Set down the full listing exactly as given. Any pictures are to be left out.

## Start DATASET EXTRACT

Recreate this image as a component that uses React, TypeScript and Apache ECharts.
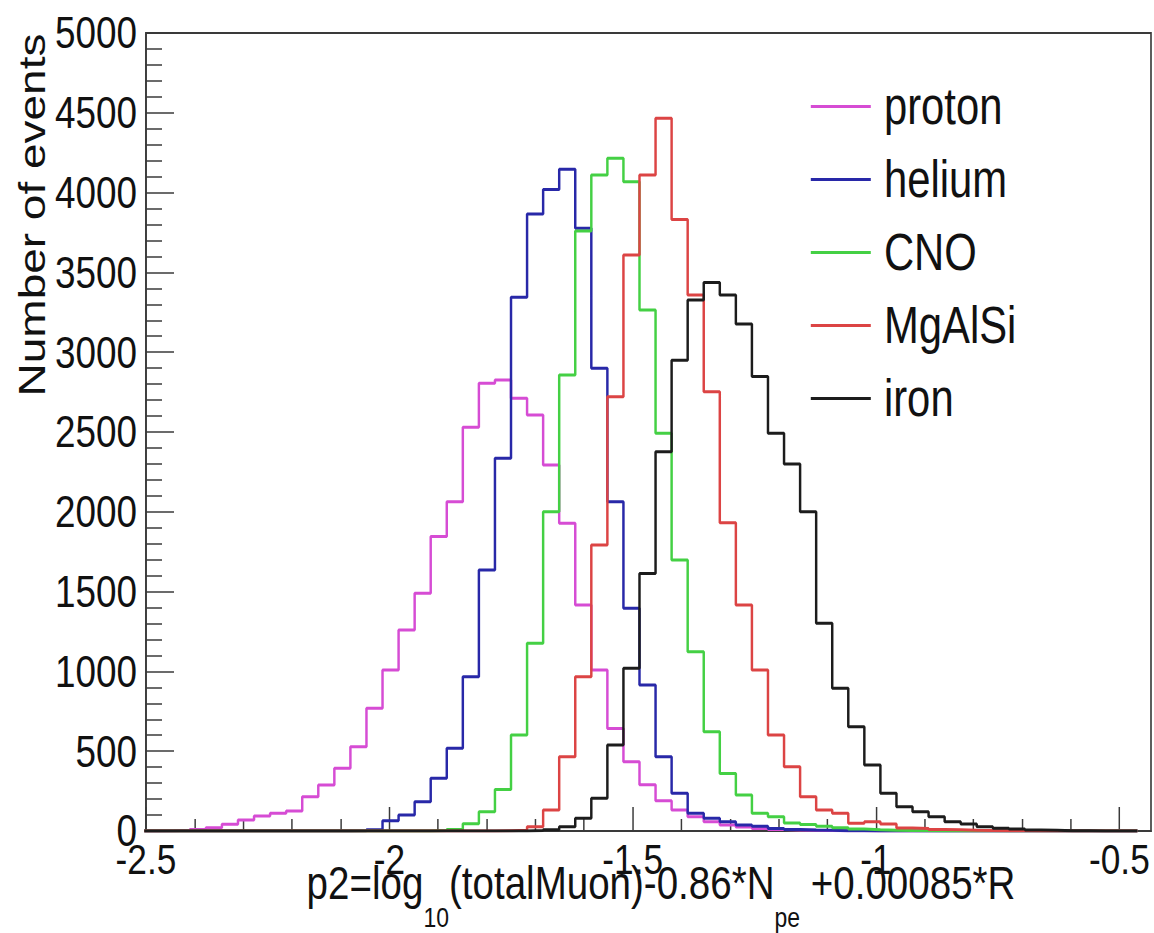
import React, { useEffect, useRef } from "react";
import * as echarts from "echarts";

// Histogram binning (x value of the first bin's left edge, bin width)
const BIN_START = -2.509;
const BIN_WIDTH = 0.033;

// Bin contents (62 bins)
const proton = [0, 1, 4, 10, 20, 42, 69, 94, 111, 125, 215, 288, 393, 528, 769, 1009, 1260, 1489, 1845, 2063, 2530, 2805, 2826, 2711, 2607, 2293, 1928, 1416, 1009, 643, 434, 290, 190, 132, 90, 58, 38, 25, 15, 10, 6, 4, 3, 2, 1, 0, 0, 0, 0, 0, 0, 0, 0, 0, 0, 0, 0, 0, 0, 0, 0, 0];
const helium = [0, 0, 0, 0, 0, 0, 0, 0, 0, 0, 0, 0, 0, 2, 8, 65, 100, 184, 330, 518, 967, 1635, 2335, 3344, 3866, 4020, 4146, 3776, 2899, 2063, 1395, 915, 466, 236, 111, 80, 58, 38, 30, 15, 10, 6, 4, 2, 1, 0, 0, 0, 0, 0, 0, 0, 0, 0, 0, 0, 0, 0, 0, 0, 0, 0];
const cno = [0, 0, 0, 0, 0, 0, 0, 0, 0, 0, 0, 0, 0, 0, 0, 0, 0, 0, 3, 10, 45, 120, 260, 601, 1176, 2001, 2857, 3760, 4110, 4215, 4068, 3264, 2492, 1698, 1123, 622, 361, 225, 111, 90, 50, 40, 30, 20, 12, 8, 5, 3, 2, 0, 0, 0, 0, 0, 0, 0, 0, 0, 0, 0, 0, 0];
const mgalsi = [0, 0, 0, 0, 0, 0, 0, 0, 0, 0, 0, 0, 0, 0, 0, 0, 0, 0, 0, 0, 0, 0, 2, 5, 27, 132, 466, 967, 1792, 2721, 3609, 4110, 4466, 3832, 3358, 2752, 1932, 1416, 1009, 601, 403, 215, 132, 111, 48, 58, 44, 19, 15, 10, 8, 5, 3, 2, 1, 0, 0, 0, 0, 0, 0, 0];
const iron = [0, 0, 0, 0, 0, 0, 0, 0, 0, 0, 0, 0, 0, 0, 0, 0, 0, 0, 0, 0, 0, 0, 0, 0, 3, 8, 27, 80, 205, 539, 1019, 1614, 2377, 2949, 3327, 3436, 3358, 3177, 2847, 2492, 2300, 2000, 1301, 894, 653, 414, 236, 152, 121, 90, 58, 44, 27, 17, 12, 6, 4, 2, 1, 0, 0, 0];

const seriesNames = ["proton", "helium", "CNO", "MgAlSi", "iron"];
const seriesValues = [proton, helium, cno, mgalsi, iron];
const seriesColors = ["#d64cd4", "#2828a8", "#44d044", "#dc4444", "#1c1c1c"];

const xMajorTicks = [-2.5, -2, -1.5, -1, -0.5];
const xMinorTicks = [-2.4, -2.3, -2.2, -2.1, -1.9, -1.8, -1.7, -1.6, -1.4, -1.3, -1.2, -1.1, -0.9, -0.8, -0.7, -0.6];

const X_MIN = -2.5;
const X_MAX = -0.435;
const Y_MIN = 0;
const Y_MAX = 5000;
const Y_STEP = 500;

const SANS = "'Liberation Sans', Arial, sans-serif";

// The original figure is horizontally compressed; the chart is drawn wider and squeezed.
const SX = 0.82;
const PAGE_W = 1154;
const PAGE_H = 933;
const CHART_W = Math.round(PAGE_W / SX);
const px = (v: number) => v / SX;

function histSteps(values: number[]) {
  const pts: number[][] = [];
  values.forEach((v, k) => {
    const a = +(BIN_START + k * BIN_WIDTH).toFixed(4);
    const b = +(BIN_START + (k + 1) * BIN_WIDTH).toFixed(4);
    pts.push([a, v], [b, v]);
  });
  return pts;
}

export default function App() {
  const ref = useRef<HTMLDivElement>(null);
  useEffect(() => {
    if (!ref.current) return;
    const chart = echarts.init(ref.current, null, { renderer: "svg" });
    const axisColor = "#3a3a3a";
    chart.setOption({
      animation: false,
      backgroundColor: "#ffffff",
      grid: {
        left: px(146),
        top: 33,
        width: px(1151) - px(146),
        height: 798,
        show: true,
        borderColor: axisColor,
        borderWidth: 2,
        backgroundColor: "transparent",
      },
      legend: {
        orient: "vertical",
        left: px(806.7),
        top: 76,
        itemWidth: px(60),
        itemHeight: 3,
        itemGap: 22,
        icon: "rect",
        data: seriesNames,
        textStyle: {
          fontSize: 51,
          lineHeight: 51,
          fontFamily: SANS,
          color: "#111",
          padding: [0, 0, 0, 11],
        },
      },
      xAxis: [
        {
          type: "value",
          min: X_MIN,
          max: X_MAX,
          position: "bottom",
          axisLine: { show: true, onZero: false, lineStyle: { color: axisColor, width: 2 } },
          axisTick: {
            show: true,
            inside: true,
            length: 24,
            customValues: xMajorTicks,
            lineStyle: { color: axisColor, width: 1.8 },
          },
          axisLabel: {
            customValues: xMajorTicks,
            fontSize: 43,
            fontFamily: SANS,
            color: "#111",
            margin: 6,
            formatter: (v: number) => String(v),
          },
          splitLine: { show: false },
        },
        {
          type: "value",
          min: X_MIN,
          max: X_MAX,
          position: "bottom",
          axisLine: { show: false },
          axisTick: {
            show: true,
            inside: true,
            length: 12,
            customValues: xMinorTicks,
            lineStyle: { color: axisColor, width: 1.8 },
          },
          axisLabel: { show: false },
          splitLine: { show: false },
        },
      ],
      yAxis: {
        type: "value",
        min: Y_MIN,
        max: Y_MAX,
        interval: Y_STEP,
        axisLine: { show: true, lineStyle: { color: axisColor, width: 2 } },
        axisTick: { show: true, inside: true, length: px(28), lineStyle: { color: axisColor, width: 1.5 } },
        minorTick: { show: true, splitNumber: 5, length: px(16), lineStyle: { color: axisColor, width: 1.5 } },
        axisLabel: {
          fontSize: 45,
          fontFamily: SANS,
          color: "#111",
          margin: px(9),
          formatter: (v: number) => String(v),
        },
        splitLine: { show: false },
      },
      series: seriesNames.map((name, i) => ({
        name,
        type: "line",
        xAxisIndex: 0,
        data: histSteps(seriesValues[i]),
        showSymbol: false,
        symbol: "none",
        clip: true,
        color: seriesColors[i],
        lineStyle: { color: seriesColors[i], width: 3 },
      })),
      graphic: [
        {
          type: "text",
          x: px(32),
          y: 215,
          rotation: Math.PI / 2,
          style: {
            text: "Number of events",
            fontSize: 46,
            fontFamily: SANS,
            fill: "#111",
            align: "center",
            verticalAlign: "middle",
            textAlign: "center",
            textVerticalAlign: "middle",
          },
        },
        {
          type: "text",
          x: px(661),
          y: 883,
          style: {
            text: "{m|p2=log}{s|10}{m|(totalMuon)-0.86*N}{s|pe}{m| +0.00085*R}",
            fill: "#111",
            align: "center",
            verticalAlign: "middle",
            textAlign: "center",
            textVerticalAlign: "middle",
            rich: {
              m: { fontSize: 47, lineHeight: 47, fontFamily: SANS, fill: "#111" },
              s: { fontSize: 28, lineHeight: 28, fontFamily: SANS, fill: "#111", padding: [68, 0, 0, 0] },
            },
          },
        },
      ],
    });
    return () => chart.dispose();
  }, []);
  return (
    <div
      ref={ref}
      style={{
        position: "fixed",
        left: 0,
        top: 0,
        width: CHART_W,
        height: PAGE_H,
        background: "#fff",
        transform: `scaleX(${SX})`,
        transformOrigin: "0 0",
      }}
    />
  );
}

## End DATASET EXTRACT

• ANSWER
Recreate this image as a component that uses React, TypeScript and Apache ECharts.
import React, { useEffect, useRef } from "react";
import * as echarts from "echarts";

// Histogram binning (x value of the first bin's left edge, bin width)
const BIN_START = -2.509;
const BIN_WIDTH = 0.033;

// Bin contents (62 bins)
const proton = [0, 1, 4, 10, 20, 42, 69, 94, 111, 125, 215, 288, 393, 528, 769, 1009, 1260, 1489, 1845, 2063, 2530, 2805, 2826, 2711, 2607, 2293, 1928, 1416, 1009, 643, 434, 290, 190, 132, 90, 58, 38, 25, 15, 10, 6, 4, 3, 2, 1, 0, 0, 0, 0, 0, 0, 0, 0, 0, 0, 0, 0, 0, 0, 0, 0, 0];
const helium = [0, 0, 0, 0, 0, 0, 0, 0, 0, 0, 0, 0, 0, 2, 8, 65, 100, 184, 330, 518, 967, 1635, 2335, 3344, 3866, 4020, 4146, 3776, 2899, 2063, 1395, 915, 466, 236, 111, 80, 58, 38, 30, 15, 10, 6, 4, 2, 1, 0, 0, 0, 0, 0, 0, 0, 0, 0, 0, 0, 0, 0, 0, 0, 0, 0];
const cno = [0, 0, 0, 0, 0, 0, 0, 0, 0, 0, 0, 0, 0, 0, 0, 0, 0, 0, 3, 10, 45, 120, 260, 601, 1176, 2001, 2857, 3760, 4110, 4215, 4068, 3264, 2492, 1698, 1123, 622, 361, 225, 111, 90, 50, 40, 30, 20, 12, 8, 5, 3, 2, 0, 0, 0, 0, 0, 0, 0, 0, 0, 0, 0, 0, 0];
const mgalsi = [0, 0, 0, 0, 0, 0, 0, 0, 0, 0, 0, 0, 0, 0, 0, 0, 0, 0, 0, 0, 0, 0, 2, 5, 27, 132, 466, 967, 1792, 2721, 3609, 4110, 4466, 3832, 3358, 2752, 1932, 1416, 1009, 601, 403, 215, 132, 111, 48, 58, 44, 19, 15, 10, 8, 5, 3, 2, 1, 0, 0, 0, 0, 0, 0, 0];
const iron = [0, 0, 0, 0, 0, 0, 0, 0, 0, 0, 0, 0, 0, 0, 0, 0, 0, 0, 0, 0, 0, 0, 0, 0, 3, 8, 27, 80, 205, 539, 1019, 1614, 2377, 2949, 3327, 3436, 3358, 3177, 2847, 2492, 2300, 2000, 1301, 894, 653, 414, 236, 152, 121, 90, 58, 44, 27, 17, 12, 6, 4, 2, 1, 0, 0, 0];

const seriesNames = ["proton", "helium", "CNO", "MgAlSi", "iron"];
const seriesValues = [proton, helium, cno, mgalsi, iron];
const seriesColors = ["#d64cd4", "#2828a8", "#44d044", "#dc4444", "#1c1c1c"];

const xMajorTicks = [-2.5, -2, -1.5, -1, -0.5];
const xMinorTicks = [-2.4, -2.3, -2.2, -2.1, -1.9, -1.8, -1.7, -1.6, -1.4, -1.3, -1.2, -1.1, -0.9, -0.8, -0.7, -0.6];

const X_MIN = -2.5;
const X_MAX = -0.435;
const Y_MIN = 0;
const Y_MAX = 5000;
const Y_STEP = 500;

const SANS = "'Liberation Sans', Arial, sans-serif";

// The original figure is horizontally compressed; the chart is drawn wider and squeezed.
const SX = 0.82;
const PAGE_W = 1154;
const PAGE_H = 933;
const CHART_W = Math.round(PAGE_W / SX);
const px = (v: number) => v / SX;

function histSteps(values: number[]) {
  const pts: number[][] = [];
  values.forEach((v, k) => {
    const a = +(BIN_START + k * BIN_WIDTH).toFixed(4);
    const b = +(BIN_START + (k + 1) * BIN_WIDTH).toFixed(4);
    pts.push([a, v], [b, v]);
  });
  return pts;
}

export default function App() {
  const ref = useRef<HTMLDivElement>(null);
  useEffect(() => {
    if (!ref.current) return;
    const chart = echarts.init(ref.current, null, { renderer: "svg" });
    const axisColor = "#3a3a3a";
    chart.setOption({
      animation: false,
      backgroundColor: "#ffffff",
      grid: {
        left: px(146),
        top: 33,
        width: px(1151) - px(146),
        height: 798,
        show: true,
        borderColor: axisColor,
        borderWidth: 2,
        backgroundColor: "transparent",
      },
      legend: {
        orient: "vertical",
        left: px(806.7),
        top: 76,
        itemWidth: px(60),
        itemHeight: 3,
        itemGap: 22,
        icon: "rect",
        data: seriesNames,
        textStyle: {
          fontSize: 51,
          lineHeight: 51,
          fontFamily: SANS,
          color: "#111",
          padding: [0, 0, 0, 11],
        },
      },
      xAxis: [
        {
          type: "value",
          min: X_MIN,
          max: X_MAX,
          position: "bottom",
          axisLine: { show: true, onZero: false, lineStyle: { color: axisColor, width: 2 } },
          axisTick: {
            show: true,
            inside: true,
            length: 24,
            customValues: xMajorTicks,
            lineStyle: { color: axisColor, width: 1.8 },
          },
          axisLabel: {
            customValues: xMajorTicks,
            fontSize: 43,
            fontFamily: SANS,
            color: "#111",
            margin: 6,
            formatter: (v: number) => String(v),
          },
          splitLine: { show: false },
        },
        {
          type: "value",
          min: X_MIN,
          max: X_MAX,
          position: "bottom",
          axisLine: { show: false },
          axisTick: {
            show: true,
            inside: true,
            length: 12,
            customValues: xMinorTicks,
            lineStyle: { color: axisColor, width: 1.8 },
          },
          axisLabel: { show: false },
          splitLine: { show: false },
        },
      ],
      yAxis: {
        type: "value",
        min: Y_MIN,
        max: Y_MAX,
        interval: Y_STEP,
        axisLine: { show: true, lineStyle: { color: axisColor, width: 2 } },
        axisTick: { show: true, inside: true, length: px(28), lineStyle: { color: axisColor, width: 1.5 } },
        minorTick: { show: true, splitNumber: 5, length: px(16), lineStyle: { color: axisColor, width: 1.5 } },
        axisLabel: {
          fontSize: 45,
          fontFamily: SANS,
          color: "#111",
          margin: px(9),
          formatter: (v: number) => String(v),
        },
        splitLine: { show: false },
      },
      series: seriesNames.map((name, i) => ({
        name,
        type: "line",
        xAxisIndex: 0,
        data: histSteps(seriesValues[i]),
        showSymbol: false,
        symbol: "none",
        clip: true,
        color: seriesColors[i],
        lineStyle: { color: seriesColors[i], width: 3 },
      })),
      graphic: [
        {
          type: "text",
          x: px(32),
          y: 215,
          rotation: Math.PI / 2,
          style: {
            text: "Number of events",
            fontSize: 46,
            fontFamily: SANS,
            fill: "#111",
            align: "center",
            verticalAlign: "middle",
            textAlign: "center",
            textVerticalAlign: "middle",
          },
        },
        {
          type: "text",
          x: px(661),
          y: 883,
          style: {
            text: "{m|p2=log}{s|10}{m|(totalMuon)-0.86*N}{s|pe}{m| +0.00085*R}",
            fill: "#111",
            align: "center",
            verticalAlign: "middle",
            textAlign: "center",
            textVerticalAlign: "middle",
            rich: {
              m: { fontSize: 47, lineHeight: 47, fontFamily: SANS, fill: "#111" },
              s: { fontSize: 28, lineHeight: 28, fontFamily: SANS, fill: "#111", padding: [68, 0, 0, 0] },
            },
          },
        },
      ],
    });
    return () => chart.dispose();
  }, []);
  return (
    <div
      ref={ref}
      style={{
        position: "fixed",
        left: 0,
        top: 0,
        width: CHART_W,
        height: PAGE_H,
        background: "#fff",
        transform: `scaleX(${SX})`,
        transformOrigin: "0 0",
      }}
    />
  );
}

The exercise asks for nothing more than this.